:: Aim ::
Repeat the material verbatim and drop the pictures.

:: Given material ::
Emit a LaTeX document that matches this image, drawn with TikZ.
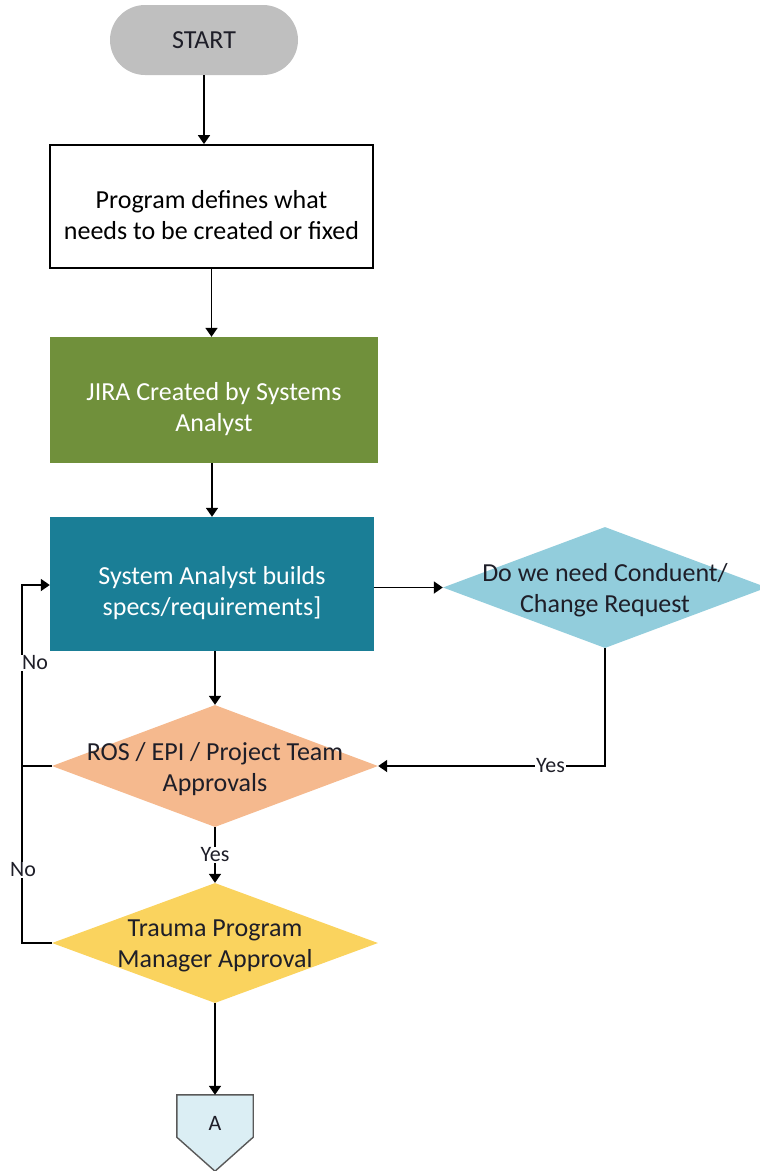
\documentclass[tikz,border=0pt]{standalone}
\usepackage{fontspec}
\setmainfont{Carlito}
\usetikzlibrary{arrows.meta,shapes.geometric,backgrounds}
\definecolor{startgray}{HTML}{BFBFBF}
\definecolor{jiragreen}{HTML}{70903B}
\definecolor{specteal}{HTML}{1A7E96}
\definecolor{condblue}{HTML}{92CDDC}
\definecolor{rosorange}{HTML}{F5B98E}
\definecolor{tpmyellow}{HTML}{FAD35E}
\definecolor{pagefill}{HTML}{DBEEF4}
\definecolor{pageedge}{HTML}{595959}
\definecolor{inkdark}{HTML}{1E1E28}
\begin{document}
\begin{tikzpicture}[x=1pt,y=-1pt,
  every node/.style={font=\fontsize{26}{31}\selectfont, align=center, text=inkdark},
  startbox/.style={fill=startgray, rounded corners=35pt, minimum width=188pt, minimum height=70pt, inner sep=0pt},
  plainbox/.style={draw=black, line width=1.8pt, fill=white, inner sep=0pt},
  colorbox/.style={fill=#1, inner sep=0pt},
  decision/.style={diamond, fill=#1, inner sep=0pt},
  boxtext/.style={inner sep=0pt, yshift=-9pt},
  dlabel/.style={inner sep=0pt, yshift=-3pt, text=inkdark},
  lbl/.style={fill=white, inner sep=1pt, font=\fontsize{22}{24}\selectfont},
  flow/.style={draw=black, line width=1.8pt, -{Triangle[length=9pt,width=12pt]}},
  link/.style={draw=black, line width=1.8pt}
]
\useasboundingbox (0,0) rectangle (760,1171);

% process steps
\node[startbox] (start) at (204,40) {START};
\node[plainbox, minimum width=323pt, minimum height=123pt] (define) at (211.5,206.5) {};
\node[boxtext, text=black] (define-t) at (define) {Program defines what\\needs to be created or fixed};
\node[colorbox=jiragreen, minimum width=328pt, minimum height=126pt] (jira) at (214,400) {};
\node[boxtext, text=white] (jira-t) at (jira) {JIRA Created by Systems\\Analyst};
\node[colorbox=specteal, minimum width=324pt, minimum height=134pt] (specs) at (212,584) {};
\node[boxtext, text=white] (specs-t) at (specs) {System Analyst builds\\specs/requirements]};

% decisions
\node[decision=condblue, minimum width=324pt, minimum height=121pt] (cond) at (605,587.5) {};
\node[dlabel] (cond-t) at (cond) {Do we need Conduent/\\Change Request};
\node[decision=rosorange, minimum width=326pt, minimum height=122pt] (ros) at (215,766) {};
\node[dlabel] (ros-t) at (ros) {ROS / EPI / Project Team\\Approvals};
\node[decision=tpmyellow, minimum width=326pt, minimum height=120pt] (tpm) at (215,943) {};
\node[dlabel] (tpm-t) at (tpm) {Trauma Program\\Manager Approval};

% off-page connector
\node[minimum width=76pt, minimum height=56pt, inner sep=0pt, font=\fontsize{22}{24}\selectfont] (A) at (215,1123) {A};
\begin{scope}[on background layer]
  \filldraw[fill=pagefill, draw=pageedge, line width=1.4pt]
    (A.north west) -- (A.north east) -- ([yshift=14pt]A.south east)
    -- ([yshift=-20pt]A.south) -- ([yshift=14pt]A.south west) -- cycle;
\end{scope}

% connectors
\coordinate (loop) at (22,585);
\draw[flow] (start.south) -- (start.south |- define.north);
\draw[flow] (define.south) -- (define.south |- jira.north);
\draw[flow] (specs.north |- jira.south) -- (specs.north);
\draw[flow] (specs.east |- cond.west) -- (cond.west);
\draw[flow] (ros.north |- specs.south) -- (ros.north);
\draw[flow] (cond.south) |- (ros.east) node[lbl, pos=0.62] (yes1) {Yes};
\draw[flow] (ros.south) -- (tpm.north) node[lbl, midway] (yes2) {Yes};
\draw[flow] (tpm.south) -- (A.north);
\draw[link] (ros.west) -- (ros.west -| loop);
\draw[flow] (tpm.west) -| (loop) -- (loop -| specs.west);
\node[lbl] (no1) at (35,663) {No};
\node[lbl] (no2) at (23,870) {No};
\end{tikzpicture}
\end{document}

:: Problem solution ::
Emit a LaTeX document that matches this image, drawn with TikZ.
\documentclass[tikz,border=0pt]{standalone}
\usepackage{fontspec}
\setmainfont{Carlito}
\usetikzlibrary{arrows.meta,shapes.geometric,backgrounds}
\definecolor{startgray}{HTML}{BFBFBF}
\definecolor{jiragreen}{HTML}{70903B}
\definecolor{specteal}{HTML}{1A7E96}
\definecolor{condblue}{HTML}{92CDDC}
\definecolor{rosorange}{HTML}{F5B98E}
\definecolor{tpmyellow}{HTML}{FAD35E}
\definecolor{pagefill}{HTML}{DBEEF4}
\definecolor{pageedge}{HTML}{595959}
\definecolor{inkdark}{HTML}{1E1E28}
\begin{document}
\begin{tikzpicture}[x=1pt,y=-1pt,
  every node/.style={font=\fontsize{26}{31}\selectfont, align=center, text=inkdark},
  startbox/.style={fill=startgray, rounded corners=35pt, minimum width=188pt, minimum height=70pt, inner sep=0pt},
  plainbox/.style={draw=black, line width=1.8pt, fill=white, inner sep=0pt},
  colorbox/.style={fill=#1, inner sep=0pt},
  decision/.style={diamond, fill=#1, inner sep=0pt},
  boxtext/.style={inner sep=0pt, yshift=-9pt},
  dlabel/.style={inner sep=0pt, yshift=-3pt, text=inkdark},
  lbl/.style={fill=white, inner sep=1pt, font=\fontsize{22}{24}\selectfont},
  flow/.style={draw=black, line width=1.8pt, -{Triangle[length=9pt,width=12pt]}},
  link/.style={draw=black, line width=1.8pt}
]
\useasboundingbox (0,0) rectangle (760,1171);

% process steps
\node[startbox] (start) at (204,40) {START};
\node[plainbox, minimum width=323pt, minimum height=123pt] (define) at (211.5,206.5) {};
\node[boxtext, text=black] (define-t) at (define) {Program defines what\\needs to be created or fixed};
\node[colorbox=jiragreen, minimum width=328pt, minimum height=126pt] (jira) at (214,400) {};
\node[boxtext, text=white] (jira-t) at (jira) {JIRA Created by Systems\\Analyst};
\node[colorbox=specteal, minimum width=324pt, minimum height=134pt] (specs) at (212,584) {};
\node[boxtext, text=white] (specs-t) at (specs) {System Analyst builds\\specs/requirements]};

% decisions
\node[decision=condblue, minimum width=324pt, minimum height=121pt] (cond) at (605,587.5) {};
\node[dlabel] (cond-t) at (cond) {Do we need Conduent/\\Change Request};
\node[decision=rosorange, minimum width=326pt, minimum height=122pt] (ros) at (215,766) {};
\node[dlabel] (ros-t) at (ros) {ROS / EPI / Project Team\\Approvals};
\node[decision=tpmyellow, minimum width=326pt, minimum height=120pt] (tpm) at (215,943) {};
\node[dlabel] (tpm-t) at (tpm) {Trauma Program\\Manager Approval};

% off-page connector
\node[minimum width=76pt, minimum height=56pt, inner sep=0pt, font=\fontsize{22}{24}\selectfont] (A) at (215,1123) {A};
\begin{scope}[on background layer]
  \filldraw[fill=pagefill, draw=pageedge, line width=1.4pt]
    (A.north west) -- (A.north east) -- ([yshift=14pt]A.south east)
    -- ([yshift=-20pt]A.south) -- ([yshift=14pt]A.south west) -- cycle;
\end{scope}

% connectors
\coordinate (loop) at (22,585);
\draw[flow] (start.south) -- (start.south |- define.north);
\draw[flow] (define.south) -- (define.south |- jira.north);
\draw[flow] (specs.north |- jira.south) -- (specs.north);
\draw[flow] (specs.east |- cond.west) -- (cond.west);
\draw[flow] (ros.north |- specs.south) -- (ros.north);
\draw[flow] (cond.south) |- (ros.east) node[lbl, pos=0.62] (yes1) {Yes};
\draw[flow] (ros.south) -- (tpm.north) node[lbl, midway] (yes2) {Yes};
\draw[flow] (tpm.south) -- (A.north);
\draw[link] (ros.west) -- (ros.west -| loop);
\draw[flow] (tpm.west) -| (loop) -- (loop -| specs.west);
\node[lbl] (no1) at (35,663) {No};
\node[lbl] (no2) at (23,870) {No};
\end{tikzpicture}
\end{document}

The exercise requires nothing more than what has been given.